By specialization of this formula, here in PROBLEMA 36, page 453 (in spanish), taking $\frac{1}{x_i}$ as the ith prime number we've (with at least two summands) $$ \left( \sum_{k=1}^{n} p_{k} \right)^{2} \geq\frac{2n}{n-1} \sum_{k=1}^{n-1} p_{k} \sum_{l=k+1}^{n} p_{l}, $$ and since $$ \sum_{k=1}^{n} p_{k}=p_n\pi(p_n)- \sum_{k=1}^{p_n-1} \pi(k) =np_n-\frac{1}{2}\frac{p^2_n}{\log p_n} +O \left( \frac{p_n^2}{\log^2p_n} \right) $$ then $$\sum_{k=1}^{n-1} p_{k} \sum_{l=k+1}^{n} p_{l}=\frac{n-1}{2n} \left( np_n-\frac{1}{2}\frac{p_n^2}{\log p_n} +O \left( \frac{p_n^2}{\log^2p_n} \right) \right)^{2}. $$
Question. Is it right? Can you improve it or do a right simplification? If you can improve the computations for the behaviour of $$\sum_{k=1}^{n-1} p_{k} \sum_{l=k+1}^{n} p_{l}$$ please show us your approach.
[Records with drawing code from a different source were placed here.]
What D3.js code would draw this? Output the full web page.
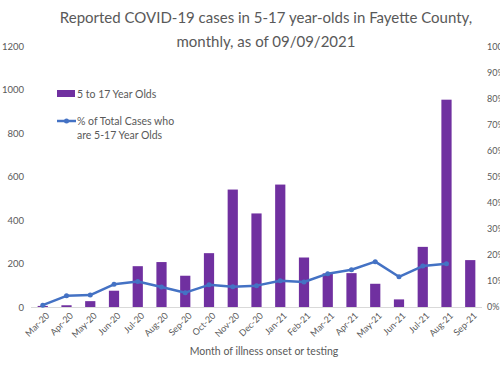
<!DOCTYPE html>
<html>
<head>
<meta charset="utf-8">
<script src="https://cdn.jsdelivr.net/npm/d3@7"></script>
<style>
  body { margin: 0; background: #fff; }
  text { font-family: Lato, "Liberation Sans", sans-serif; fill: #595959; }
</style>
</head>
<body>
<script>
// chart data
var months = ["Mar-20","Apr-20","May-20","Jun-20","Jul-20","Aug-20","Sep-20","Oct-20","Nov-20","Dec-20",
              "Jan-21","Feb-21","Mar-21","Apr-21","May-21","Jun-21","Jul-21","Aug-21","Sep-21"];
var cases = [5, 8, 27, 75, 188, 207, 144, 248, 541, 431, 564, 228, 155, 156, 107, 35, 277, 955, 216];
var pctCases = [0.7, 4.3, 4.6, 8.7, 9.8, 7.7, 5.5, 8.5, 7.8, 8.2, 10.1, 9.6, 12.8, 14.3, 17.4, 11.6, 15.7, 16.6, null];
var leftTicks = [0, 200, 400, 600, 800, 1000, 1200];
var rightTicks = [0, 10, 20, 30, 40, 50, 60, 70, 80, 90, 100];

var width = 500, height = 368;
var plot = {left: 31, right: 482, top: 46.5, bottom: 307};

var svg = d3.select("body").append("svg")
  .attr("width", width)
  .attr("height", height);

var x = d3.scaleBand()
  .domain(months)
  .range([plot.left, plot.right])
  .paddingInner(0.57)
  .paddingOuter(0.28);

var y = d3.scaleLinear().domain([0, 1200]).range([plot.bottom, plot.top]);
var y2 = d3.scaleLinear().domain([0, 100]).range([plot.bottom, plot.top]);

// title
svg.append("text")
  .attr("x", 266).attr("y", 23)
  .attr("text-anchor", "middle")
  .style("font-size", "15px")
  .text("Reported COVID-19 cases in 5-17 year-olds in Fayette County,");
svg.append("text")
  .attr("x", 266).attr("y", 47)
  .attr("text-anchor", "middle")
  .style("font-size", "15px")
  .text("monthly, as of 09/09/2021");

// left axis labels
var yAxis = d3.axisLeft(y).tickValues(leftTicks).tickSize(0).tickPadding(0)
  .tickFormat(d3.format("d"));
svg.append("g")
  .attr("transform", "translate(24,0)")
  .call(yAxis)
  .call(function(g) { g.select(".domain").remove(); })
  .selectAll("text")
  .style("font-size", "9.5px")
  .attr("fill", "#595959");

// right axis labels (cut by the edge, as in the source image)
var yAxis2 = d3.axisRight(y2).tickValues(rightTicks).tickSize(0).tickPadding(0)
  .tickFormat(function(d) { return d + "%"; });
svg.append("g")
  .attr("transform", "translate(487,0)")
  .call(yAxis2)
  .call(function(g) { g.select(".domain").remove(); })
  .selectAll("text")
  .style("font-size", "9px")
  .attr("fill", "#595959");

// bars
svg.append("g").selectAll("rect")
  .data(cases)
  .enter()
  .append("rect")
  .attr("x", function(d, i) { return x(months[i]); })
  .attr("y", function(d) { return y(d); })
  .attr("width", x.bandwidth())
  .attr("height", function(d) { return y(0) - y(d); })
  .attr("fill", "#7030A0");

// x axis line
svg.append("line")
  .attr("x1", plot.left).attr("x2", plot.right)
  .attr("y1", plot.bottom + 0.5).attr("y2", plot.bottom + 0.5)
  .attr("stroke", "#D9D9D9");

// percentage line
var linePts = pctCases.map(function(d, i) { return [months[i], d]; })
  .filter(function(d) { return d[1] !== null; });
var line = d3.line()
  .x(function(d) { return x(d[0]) + x.bandwidth() / 2; })
  .y(function(d) { return y2(d[1]); });
svg.append("path")
  .datum(linePts)
  .attr("d", line)
  .attr("fill", "none")
  .attr("stroke", "#4472C4")
  .attr("stroke-width", 2.5)
  .attr("stroke-linejoin", "round");
svg.append("g").selectAll("circle")
  .data(linePts)
  .enter()
  .append("circle")
  .attr("cx", function(d) { return x(d[0]) + x.bandwidth() / 2; })
  .attr("cy", function(d) { return y2(d[1]); })
  .attr("r", 2.5)
  .attr("fill", "#4472C4");

// x tick labels, rotated
var xAxis = d3.axisBottom(x).tickSize(0).tickPadding(0);
svg.append("g")
  .attr("transform", "translate(0," + (plot.bottom + 6) + ")")
  .call(xAxis)
  .call(function(g) { g.select(".domain").remove(); })
  .selectAll("text")
  .style("font-size", "9px")
  .attr("fill", "#595959")
  .attr("text-anchor", "end")
  .attr("y", 0)
  .attr("dy", "0.35em")
  .attr("transform", "translate(5,1) rotate(-45)");

// x axis title
svg.append("text")
  .attr("x", 264).attr("y", 355)
  .attr("text-anchor", "middle")
  .style("font-size", "10.5px")
  .text("Month of illness onset or testing");

// legend
var legend = svg.append("g");
legend.append("rect")
  .attr("x", 57).attr("y", 90).attr("width", 18).attr("height", 7)
  .attr("fill", "#7030A0");
legend.append("text")
  .attr("x", 77).attr("y", 97.5)
  .style("font-size", "10.5px")
  .text("5 to 17 Year Olds");
legend.append("line")
  .attr("x1", 57).attr("x2", 76).attr("y1", 121).attr("y2", 121)
  .attr("stroke", "#4472C4").attr("stroke-width", 2.5);
legend.append("circle")
  .attr("cx", 66.5).attr("cy", 121).attr("r", 2.5)
  .attr("fill", "#4472C4");
legend.append("text")
  .attr("x", 77).attr("y", 125)
  .style("font-size", "10.5px")
  .text("% of Total Cases who");
legend.append("text")
  .attr("x", 77).attr("y", 139)
  .style("font-size", "10.5px")
  .text("are 5-17 Year Olds");
</script>
</body>
</html>
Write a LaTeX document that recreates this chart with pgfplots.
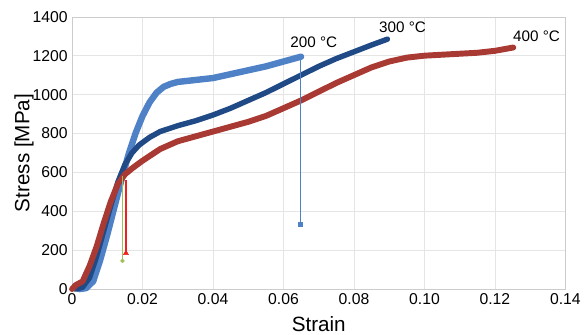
\documentclass[border=0pt]{standalone}
\usepackage{pgfplots}
\pgfplotsset{compat=1.18}
\usepackage{fontspec}
\setmainfont{Liberation Sans}
\definecolor{lb}{HTML}{4F81C7}
\definecolor{db}{HTML}{1F4A86}
\definecolor{rd}{HTML}{A83A33}
\definecolor{gr}{HTML}{9BC055}
\definecolor{rr}{HTML}{F02020}
\begin{document}
\begin{tikzpicture}
\begin{axis}[
  scale only axis, width=500bp, height=276bp,
  xmin=0, xmax=0.14, ymin=0, ymax=1400,
  xtick={0,0.02,0.04,0.06,0.08,0.10,0.12,0.14},
  xticklabels={0,0.02,0.04,0.06,0.08,0.10,0.12,0.14},
  ytick={0,200,...,1400},
  /pgf/number format/assume math mode=true,
  /pgf/number format/set thousands separator={},
  ticklabel style={font=\fontsize{16}{16}\selectfont},
  xticklabel style={yshift=-1bp},
  yticklabel style={xshift=-1bp},
  xlabel={Strain}, ylabel={Stress [MPa]},
  label style={font=\fontsize{21}{21}\selectfont},
  xlabel style={yshift=-5bp},
  ylabel style={yshift=-8bp},
  grid=major, grid style={gray!20},
  axis line style={gray!40},
  major tick length=0pt,
  clip=false,
]
\addplot[line width=6.5bp, lb, line join=round, line cap=round] coordinates {
(0.002,0)(0.004,5)(0.006,40)(0.008,150)(0.010,280)(0.012,420)(0.014,560)(0.016,690)(0.018,800)(0.020,890)(0.022,960)(0.024,1010)(0.026,1040)(0.028,1055)(0.030,1065)(0.035,1075)(0.040,1085)(0.045,1105)(0.050,1125)(0.055,1145)(0.060,1170)(0.065,1195)};
\addplot[line width=5.5bp, db, line join=round, line cap=round] coordinates {
(0.001,0)(0.003,10)(0.005,60)(0.007,170)(0.009,300)(0.011,430)(0.013,550)(0.015,640)(0.017,700)(0.019,740)(0.022,780)(0.025,810)(0.030,840)(0.035,865)(0.040,895)(0.045,930)(0.050,970)(0.055,1010)(0.060,1055)(0.065,1100)(0.070,1145)(0.075,1185)(0.080,1220)(0.085,1255)(0.0895,1285)};
\addplot[line width=6bp, rd, line join=round, line cap=round] coordinates {
(0.000,0)(0.001,20)(0.003,40)(0.005,120)(0.007,220)(0.009,340)(0.011,450)(0.013,540)(0.015,590)(0.017,620)(0.020,660)(0.025,720)(0.030,760)(0.035,785)(0.040,810)(0.045,835)(0.050,860)(0.055,890)(0.060,930)(0.065,970)(0.070,1015)(0.075,1060)(0.080,1100)(0.085,1140)(0.090,1170)(0.095,1190)(0.100,1200)(0.105,1205)(0.110,1210)(0.115,1215)(0.120,1225)(0.1252,1242)};
\addplot[color=lb, line width=0.9bp, no markers] coordinates {(0.0648,1195)(0.0648,335)};
\addplot[color=lb, only marks, mark=square*, mark size=2.2bp] coordinates {(0.0648,335)};
\addplot[color=gr, line width=1bp, no markers] coordinates {(0.0143,580)(0.0143,145)};
\addplot[color=gr, only marks, mark=*, mark size=2bp] coordinates {(0.0143,145)};
\addplot[color=rr, line width=1.3bp, no markers] coordinates {(0.0153,560)(0.0153,185)};
\addplot[color=rr, only marks, mark=triangle*, mark size=3bp] coordinates {(0.0153,185)};
\node[font=\fontsize{15.5}{15.5}\selectfont] at (axis cs:0.0686,1270) {200 °C};
\node[font=\fontsize{15.5}{15.5}\selectfont] at (axis cs:0.0938,1345) {300 °C};
\node[font=\fontsize{15.5}{15.5}\selectfont] at (axis cs:0.1318,1300) {400 °C};
\end{axis}
\path[use as bounding box] ([shift={(-73bp,-43bp)}]current axis.south west) rectangle ([shift={(11bp,17bp)}]current axis.north east);
\end{tikzpicture}
\end{document}
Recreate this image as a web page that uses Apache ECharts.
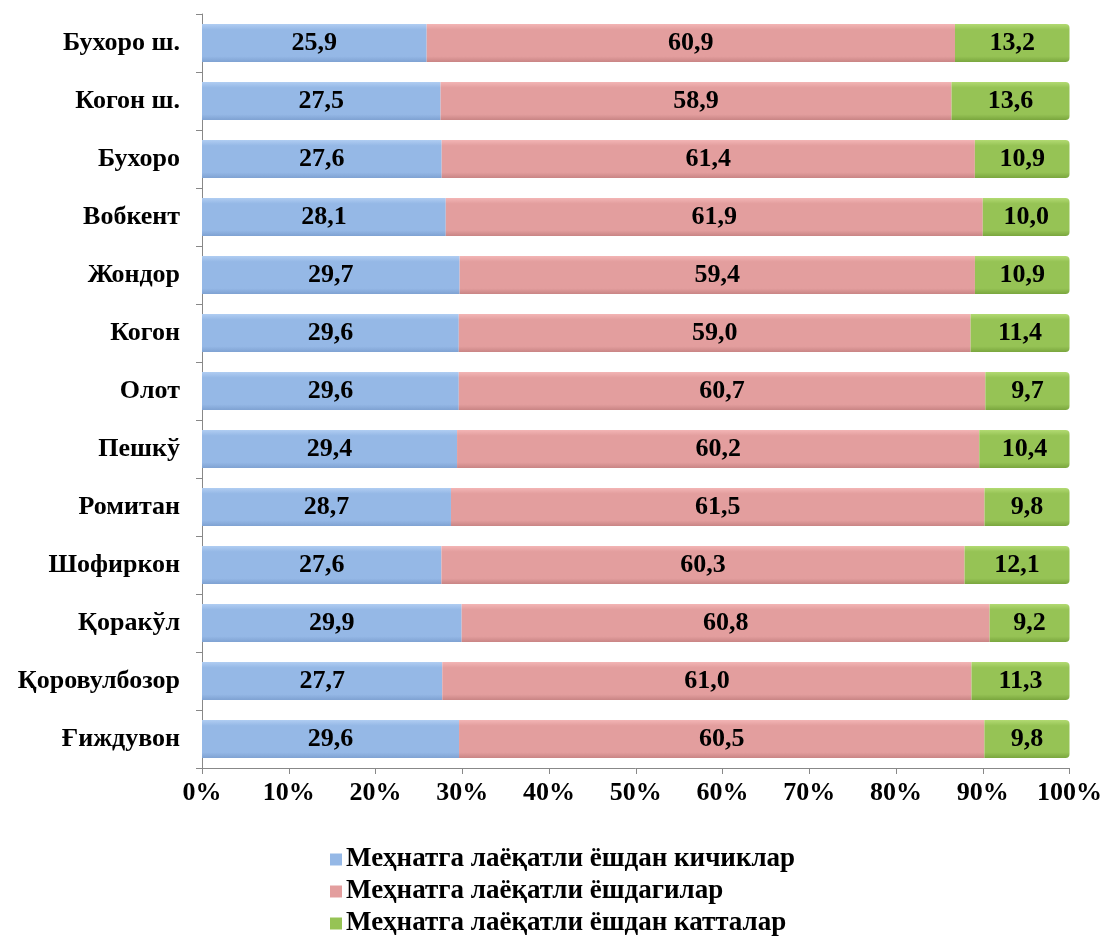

Thanks in advance.
My attempt is think that I can compute for $n\geq 6$ with the known inequlity $$n(\log(n\log n)-1)<p_n<n\log(n\log n)$$ then using the first inequality $\log(n(\log(n\log n)-1))<\log(p_n)$ thus $$\frac{1}{\log p_n}<\frac{1}{\log(n(\log(n\log n)-1))},$$ also I need to use the second inequality, and binomial theorem to get the main term and the error term.
Arguing very naively, using $p_k \approx k \ln(k)$ and $\sum k^a \ln^b(k) \approx \int x^a \ln^b(x) dx $ ,
$\begin{array}\\ \sum_{k=1}^{n-1} p_{k} \sum_{j=k+1}^{n} p_{j} &\approx \sum_{k=1}^{n-1} k \ln(k) \sum_{j=k+1}^{n} j\ln(j)\\ &\approx \sum_{k=1}^{n-1} k \ln(k) \int_{x=k+1}^{n} x\ln(x)dx\\ &= \sum_{k=1}^{n-1} k \ln(k) ( \frac12 x^2\ln(x)-\frac14 x^2)\big|_{k+1}^{n} \\ &= \sum_{k=1}^{n-1} k \ln(k) ( \frac12 (n^2\ln(n)-k^2\ln(k))-\frac14 (n^2-k^2)) \\ &= (\frac12 n^2\ln(n)-\frac12 n^2) \sum_{k=1}^{n-1} k \ln(k) -\frac12\sum_{k=1}^{n-1} k^3\ln^2(k)+\frac14 \sum_{k=1}^{n-1} k^3 \ln(k) \\ &\approx (\frac12 n^2\ln(n)-\frac12 n^2) ( \frac12 n^2\ln(n)-\frac14 n^2) -\frac12( \frac14 n^4 \ln^2(x)-\frac18 n^2 \ln(x)+\frac1{32}n^4)) +\frac14 ( \frac14 n^4 \ln(n)-\frac1{16}n^4)) \\ &\approx \frac14 n^4\ln^2(n)-\frac38 n^4 \ln(n)+\frac18 n^4 - \frac18 n^4 \ln^2(x)+\frac1{16} n^2 \ln(x)+\frac1{64}n^4 + \frac1{16} n^4 \ln(n)-\frac1{64}n^4 \\ &= \frac18 n^4\ln^2(n)-\frac{5}{16} n^4 \ln(n)+\frac18 n^4 \\ &= \frac18 n^4(\ln^2(n)-\frac{5}{2} \ln(n)+1) \\ \end{array} $
I think there is a good chance that first term is correct, but I don't know about the others.